Del Potro, the 29-year-old Argentine, got his 400th career win after Saturday’s semifinal against Canadian Milos Raonic, and is one of the few players in the world who can split a crowd in a Federer match up on U.S. soil. When the final gets underway, the Federer caps and the Swiss flags will be there, but so too will the Argentine flags, the olés, and the shrieks, Delpo!

Why? Because Juan Martin del Potro is irresistible. “The most beloved man in tennis,” as the Wall Street Journal aptly put it. From his enthralling style of play to his bashful, tender temperament off the court, he defies the stoic impenetrability often associated with tennis players and engages-no, thrives-off the crowd getting involved, inviting us all along for the ride.

Once the No. 4 player in the world, del Potro had three wrist surgeries that forced him out of the game for three years. It left his ranking hovering somewhere outside the top 1,000 and his backhand unreliable-he now opts for a neutralizing slice on the flank. But he eventually came back in 2016, exuberant and smiling, the sport’s emotional soft spot, with a forehand as ferocious as any shot on tour-100 miles-per-hour at last year’s U.S. Open-and a freewheeling style of play ripe for are-you-kidding-me comebacks the tennis world rarely sees.

My favorite thing about del Potro is not necessarily his gangly play though, it’s what happens after he wins. He throws his head back and slouches slightly as if to say, ‘Ah, what the hell? Let’s keep this party going.’ Every win is a gift to himself and a surprise to celebrate. He’s one of the sport’s greatest ‘What if?’ stories, so he swings without trepidation, willing the rest of us to do the same.
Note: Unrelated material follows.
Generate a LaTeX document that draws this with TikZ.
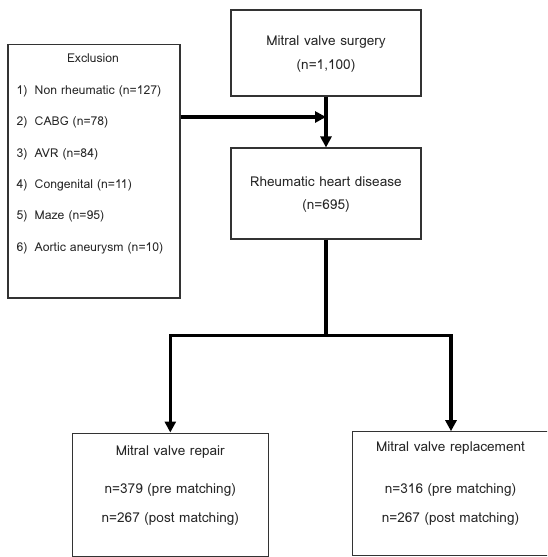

When he joins Federer in Stadium 1 (at 4 p.m. Eastern on ESPN), it will be their 25th meeting. Federer leads their series 18-6, with one of the losses coming in the quarterfinals of last year’s U.S. Open. Del Potro is currently ranked No. 8 in the world; Federer is the number one seed. Federer is the favorite, of course, but del Potro can win. He won six months ago, after a marathon five-set match in which he could barely stand when it was over. Tomorrow’s could be that kind of match, when both players relish in the victory. For either, it doesn’t feel like there’s any expectation anymore. Del Potro seems to recognize and cherish this. “If I had to take one match or one opponent to play in a final I would take Roger for sure,” he told reporters.

Photo credit: Getty
Photo credit: Getty

And when it’s over, one of tennis’s greatest sportsman will give the other all the credit. They’ll finally rest and get ready to do it all over again. In the meantime, we can hope they continue meeting like this, because when they do, all the apocalyptic premonitions circling 2018 begin to fade. Everything is just fine.